Across the country, these statistics are echoed.  Ex-Im plays an important role in helping businesses reach and expand to new markets.  3,413 small businesses exported $37.4 billion of goods and services with the support of Ex-Im last year; these exports, in turn, supported 205,000 export-related jobs in 2013, all while the Bank returned $1.057 billion to the U.S. Treasury.  An agency that reduces the deficit, supports a level international playing field for U.S. companies, and supports hundreds of thousands of jobs across the country is an agency that deserves robust support from Congress.  

Failure to reauthorize the Bank would place American companies at a serious disadvantage to international businesses, particularly those with access to the 60 official export credit agencies worldwide not in danger of closing.  By not reauthorizing the Bank, you will unnecessarily put American jobs at risk at a time when the focus should be on ways to continue to grow the economy. 

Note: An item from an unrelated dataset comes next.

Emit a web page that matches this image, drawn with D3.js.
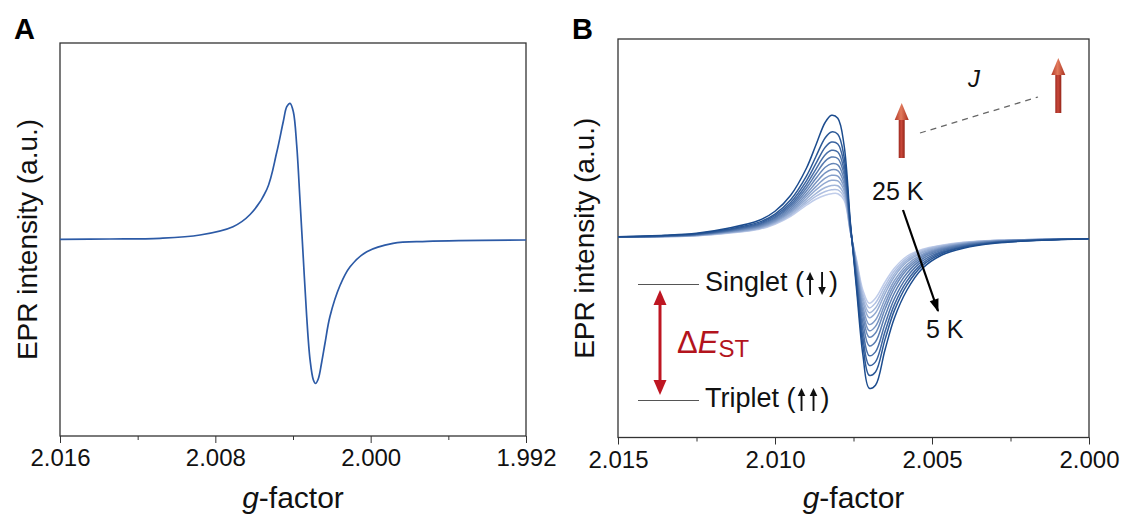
<!DOCTYPE html>
<html>
<head>
<meta charset="utf-8">
<script src="https://cdn.jsdelivr.net/npm/d3@7"></script>
<style>
  body { margin: 0; background: #fff; }
  svg { display: block; font-family: "Liberation Sans", Arial, sans-serif; }
  .tick text { font-size: 24px; fill: #111; }
</style>
</head>
<body>
<svg id="chart" width="1123" height="520"></svg>
<script>
// ---- panel A : single spectrum ----
var gA = [2.0160, 2.01343, 2.01085, 2.00879, 2.00709, 2.00621, 2.00535, 2.00484, 2.0045, 2.00432,
          2.00415, 2.00398, 2.00381, 2.00364, 2.00347, 2.0033, 2.00312, 2.00295, 2.00284, 2.0027,
          2.00252, 2.00235, 2.0021, 2.00158, 2.00106, 2.0002, 1.99885, 1.9971, 1.992];
var intA = [0.2, 0.5, 1.2, 4.5, 12.8, 25, 50, 87, 118, 132.8,
            136.2, 127.5, 94.5, 39.5, -18.5, -75.5, -120.5, -140.5, -144, -139.5,
            -122.5, -103.5, -77.2, -46, -27.2, -12.2, -3.8, -1.8, -0.5];
var majorA = [2.016, 2.008, 2.000, 1.992];
var minorA = [2.012, 2.004, 1.996];

// ---- panel B : temperature series, 5 K (first) to 25 K (last) ----
var gB = [2.015, 2.0135, 2.0125, 2.0115, 2.0105, 2.010, 2.0095, 2.009, 2.0087, 2.0084,
          2.0082, 2.0080, 2.0078, 2.0076, 2.0074, 2.0072, 2.0070, 2.0068, 2.0065, 2.0062,
          2.0058, 2.0053, 2.0047, 2.004, 2.003, 2.0015, 2.000];
var intB = [
  [1.5, 3, 5, 10, 18, 27, 43, 70, 93, 116, 123, 120, 93, 16, -52, -117, -150, -147, -112, -80, -52, -30, -17, -10, -5, -2, -0.5],
  [1.4, 2.7, 4.5, 8.9, 16.1, 24.2, 38.5, 62.1, 81.5, 100.5, 106.3, 103.9, 81.3, 13.9, -47.4, -107.1, -137, -133.7, -101.6, -72.4, -46.8, -27.1, -15.5, -9.1, -4.5, -1.8, -0.5],
  [1.3, 2.5, 4.1, 8.3, 14.9, 22.6, 35.8, 57.4, 74.6, 91.1, 96.2, 94.3, 74.2, 12.6, -43.9, -99.5, -127.1, -123.6, -93.7, -66.6, -42.9, -24.9, -14.3, -8.4, -4.2, -1.7, -0.5],
  [1.3, 2.3, 3.9, 7.8, 14, 21.2, 33.6, 53.5, 68.9, 83.4, 87.9, 86.3, 68.4, 11.5, -40.5, -92, -117.4, -113.6, -85.9, -60.8, -38.9, -22.7, -13.2, -7.7, -3.9, -1.6, -0.5],
  [1.2, 2.2, 3.7, 7.3, 13.2, 20.1, 31.8, 50.3, 64.2, 77.1, 81.2, 79.8, 63.7, 10.7, -37, -84.5, -107.5, -103.5, -78, -55, -35, -20.5, -12, -7, -3.5, -1.5, -0.5],
  [1.2, 2.1, 3.5, 6.9, 12.4, 19, 30, 47.2, 59.7, 71, 74.6, 73.4, 59.1, 9.8, -34, -78, -99, -94.8, -71.2, -50, -31.6, -18.6, -11, -6.4, -3.2, -1.4, -0.5],
  [1.2, 2, 3.3, 6.5, 11.8, 18, 28.4, 44.3, 55.5, 65.3, 68.5, 67.6, 54.8, 9.1, -31.7, -73, -92.5, -88.1, -66, -46.2, -29, -17.1, -10.2, -5.9, -3, -1.3, -0.5],
  [1.1, 1.9, 3.1, 6.2, 11.1, 17, 26.9, 41.7, 51.6, 60.1, 62.9, 62.2, 50.9, 8.3, -29.5, -68.3, -86.3, -81.8, -61, -42.5, -26.5, -15.8, -9.5, -5.5, -2.8, -1.3, -0.5],
  [1.1, 1.8, 2.9, 5.9, 10.5, 16.2, 25.6, 39.3, 48.2, 55.4, 57.9, 57.3, 47.4, 7.7, -27.1, -63.1, -79.5, -74.8, -55.6, -38.5, -23.8, -14.2, -8.7, -5, -2.5, -1.2, -0.5],
  [1.1, 1.7, 2.8, 5.5, 10, 15.4, 24.2, 36.9, 44.7, 50.7, 52.8, 52.5, 43.8, 7.1, -25.4, -59.3, -74.5, -69.7, -51.6, -35.6, -21.8, -13.1, -8.1, -4.7, -2.3, -1.1, -0.5],
  [1, 1.6, 2.6, 5.3, 9.5, 14.7, 23.1, 34.9, 41.8, 46.7, 48.5, 48.3, 40.8, 6.5, -23.6, -55.5, -69.6, -64.7, -47.7, -32.7, -19.8, -12, -7.5, -4.3, -2.2, -1.1, -0.5],
  [1, 1.5, 2.5, 5, 9, 14, 22, 33, 39, 43, 44.5, 44.5, 38, 6, -22, -52, -65, -60, -44, -30, -18, -11, -7, -4, -2, -1, -0.5]
];
var majorB = [2.015, 2.010, 2.005, 2.000];
var minorB = [2.0125, 2.0075, 2.0025];

var svg = d3.select('#chart');

// draws frame + bottom axis + titles, returns the scales
function drawPanel(box, xDom, yHalf, majors, minors, letter) {
  var x = d3.scaleLinear().domain(xDom).range([box.left, box.right]);
  var y = d3.scaleLinear().domain([-yHalf, yHalf]).range([box.bottom, box.top]);

  svg.append('g')
    .attr('transform', 'translate(0,' + box.bottom + ')')
    .call(d3.axisBottom(x).tickValues(minors).tickSize(4).tickFormat(''))
    .call(function(g) { g.select('.domain').remove(); g.selectAll('line').attr('stroke', '#333'); });

  svg.append('g')
    .attr('transform', 'translate(0,' + box.bottom + ')')
    .call(d3.axisBottom(x).tickValues(majors).tickSize(7).tickPadding(6).tickFormat(d3.format('.3f')))
    .call(function(g) { g.select('.domain').remove(); g.selectAll('line').attr('stroke', '#333'); });

  svg.append('rect')
    .attr('x', box.left).attr('y', box.top)
    .attr('width', box.right - box.left).attr('height', box.bottom - box.top)
    .attr('fill', 'none').attr('stroke', '#333').attr('stroke-width', 1.3);

  var cx = (box.left + box.right) / 2;
  var xt = svg.append('text')
    .attr('x', cx).attr('y', 508)
    .attr('text-anchor', 'middle')
    .style('font-size', '30px').attr('fill', '#111');
  xt.append('tspan').style('font-style', 'italic').text('g');
  xt.append('tspan').text('-factor');

  svg.append('text')
    .attr('transform', 'translate(' + box.yLabelX + ',' + ((box.top + box.bottom) / 2) + ') rotate(-90)')
    .attr('text-anchor', 'middle')
    .style('font-size', '28px').attr('fill', '#111')
    .text('EPR intensity (a.u.)');

  svg.append('text')
    .attr('x', box.left - 46).attr('y', 39)
    .style('font-size', '29px').style('font-weight', 'bold').attr('fill', '#000')
    .text(letter);

  return { x: x, y: y };
}

// panel A
var A = drawPanel({ left: 60, right: 526, top: 43, bottom: 436, yLabelX: 37 },
                  [2.016, 1.992], 196.5, majorA, minorA, 'A');

var lineA = d3.line()
  .x(function(d) { return A.x(d[0]); })
  .y(function(d) { return A.y(d[1]); })
  .curve(d3.curveCatmullRom.alpha(0.5));

svg.append('path')
  .datum(d3.zip(gA, intA))
  .attr('d', lineA)
  .attr('fill', 'none')
  .attr('stroke', '#2c5aa6')
  .attr('stroke-width', 1.7);

// panel B
var B = drawPanel({ left: 618, right: 1089, top: 39, bottom: 437.5, yLabelX: 594 },
                  [2.015, 2.000], 199.25, majorB, minorB, 'B');

var colorB = d3.scaleLinear()
  .domain([0, intB.length - 1])
  .range(['#1c4c8e', '#c0cdea'])
  .interpolate(d3.interpolateRgb);

var lineB = d3.line()
  .x(function(d) { return B.x(d[0]); })
  .y(function(d) { return B.y(d[1]); })
  .curve(d3.curveCatmullRom.alpha(0.5));

// lightest first so the darker (colder) traces sit on top
var order = d3.range(intB.length).reverse();
svg.append('g').selectAll('path')
  .data(order)
  .enter().append('path')
  .attr('d', function(i) { return lineB(d3.zip(gB, intB[i])); })
  .attr('fill', 'none')
  .attr('stroke', function(i) { return colorB(i); })
  .attr('stroke-width', 1.5);

// ---- annotations in panel B ----
var defs = svg.append('defs');

var shaftGrad = defs.append('linearGradient').attr('id', 'shaftGrad')
  .attr('x1', '0%').attr('x2', '100%').attr('y1', '0%').attr('y2', '0%');
shaftGrad.append('stop').attr('offset', '0%').attr('stop-color', '#9e2a20');
shaftGrad.append('stop').attr('offset', '45%').attr('stop-color', '#c8483a');
shaftGrad.append('stop').attr('offset', '100%').attr('stop-color', '#962519');

var headGrad = defs.append('linearGradient').attr('id', 'headGrad')
  .attr('x1', '0%').attr('x2', '100%').attr('y1', '0%').attr('y2', '0%');
headGrad.append('stop').attr('offset', '0%').attr('stop-color', '#b23a2a');
headGrad.append('stop').attr('offset', '45%').attr('stop-color', '#e27a5c');
headGrad.append('stop').attr('offset', '100%').attr('stop-color', '#a8301f');

function spin(cx, tipY, baseY) {
  svg.append('rect')
    .attr('x', cx - 3).attr('y', tipY + 14)
    .attr('width', 6).attr('height', baseY - tipY - 14)
    .attr('fill', 'url(#shaftGrad)');
  svg.append('path')
    .attr('d', 'M' + (cx - 7) + ',' + (tipY + 17) + 'L' + cx + ',' + tipY + 'L' + (cx + 7) + ',' + (tipY + 17) + 'Z')
    .attr('fill', 'url(#headGrad)');
}
spin(901.7, 103, 158);
spin(1058.3, 58, 113);

svg.append('line')
  .attr('x1', 920).attr('y1', 133).attr('x2', 1038).attr('y2', 97)
  .attr('stroke', '#666').attr('stroke-width', 1.3)
  .attr('stroke-dasharray', '6,5');

svg.append('text')
  .attr('x', 968).attr('y', 87)
  .style('font-size', '24px').style('font-style', 'italic').attr('fill', '#111')
  .text('J');

// temperature arrow
defs.append('marker').attr('id', 'blackHead')
  .attr('viewBox', '0 0 10 10').attr('refX', 9).attr('refY', 5)
  .attr('markerWidth', 7).attr('markerHeight', 6).attr('orient', 'auto')
  .append('path').attr('d', 'M0,1.5L10,5L0,8.5Z').attr('fill', '#000');

svg.append('line')
  .attr('x1', 903).attr('y1', 210).attr('x2', 938).attr('y2', 311)
  .attr('stroke', '#000').attr('stroke-width', 2.2)
  .attr('marker-end', 'url(#blackHead)');

svg.append('text').attr('x', 872).attr('y', 200)
  .style('font-size', '25px').attr('fill', '#111').text('25 K');
svg.append('text').attr('x', 926).attr('y', 338)
  .style('font-size', '25px').attr('fill', '#111').text('5 K');

// singlet / triplet levels
svg.append('line').attr('x1', 638).attr('x2', 699).attr('y1', 284.5).attr('y2', 284.5)
  .attr('stroke', '#555').attr('stroke-width', 1.2);
svg.append('line').attr('x1', 638).attr('x2', 699).attr('y1', 400.5).attr('y2', 400.5)
  .attr('stroke', '#555').attr('stroke-width', 1.2);

// label with small drawn spin arrows between the brackets
function levelLabel(x, y, name, dirs) {
  var t = svg.append('text').attr('x', x).attr('y', y)
    .style('font-size', '27px').attr('fill', '#111').text(name + ' (');
  var ax = x + t.node().getComputedTextLength() + 6;
  dirs.forEach(function(up, i) {
    var cx = ax + i * 12;
    var top = y - 19, bot = y + 4;
    svg.append('line').attr('x1', cx).attr('x2', cx)
      .attr('y1', up ? top + 6 : top).attr('y2', up ? bot : bot - 6)
      .attr('stroke', '#111').attr('stroke-width', 1.9);
    var tip = up ? top : bot, base = up ? top + 8 : bot - 8;
    svg.append('path')
      .attr('d', 'M' + (cx - 3.8) + ',' + base + 'L' + cx + ',' + tip + 'L' + (cx + 3.8) + ',' + base + 'Z')
      .attr('fill', '#111');
  });
  svg.append('text').attr('x', ax + (dirs.length - 1) * 12 + 7).attr('y', y)
    .style('font-size', '27px').attr('fill', '#111').text(')');
}
levelLabel(705, 291, 'Singlet', [true, false]);
levelLabel(705, 407, 'Triplet', [true, true]);

// ΔE_ST double arrow
var red = '#be1622';
svg.append('line').attr('x1', 660).attr('x2', 660).attr('y1', 302).attr('y2', 383)
  .attr('stroke', red).attr('stroke-width', 3);
svg.append('path').attr('d', 'M653.5,305L660,290L666.5,305Z').attr('fill', red);
svg.append('path').attr('d', 'M653.5,380L660,395L666.5,380Z').attr('fill', red);

var dE = svg.append('text').attr('x', 677).attr('y', 353)
  .style('font-size', '31px').attr('fill', '#b3141d');
dE.append('tspan').text('\u0394');
dE.append('tspan').style('font-style', 'italic').text('E');
dE.append('tspan').attr('dy', 4).style('font-size', '24px').text('ST');
</script>
</body>
</html>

There is no good reason to delay the reauthorization of Ex-Im, and we encourage you to work with your colleagues and move your chamber toward reauthorizing this successful public-private partnership. In fact, reauthorization has even occurred by voice vote in your chamber and by unanimous consent in the Senate.  When last reauthorized, Ex-Im was unanimously supported by the Washington state delegation, both Republicans and Democrats. Members of Congress have no excuse to reverse their previous support for the Bank, and we are confident that reauthorization would pass the House once again with strong bipartisan support.

We firmly believe this reauthorization is too important to be delayed.  The continuation of Ex-Im is not a political issue, it is a jobs issue.  We look forward to working with you to ensure the Bank is reauthorized so that thousands of American businesses, large and small, can continue to benefit from Ex-Im programs each year.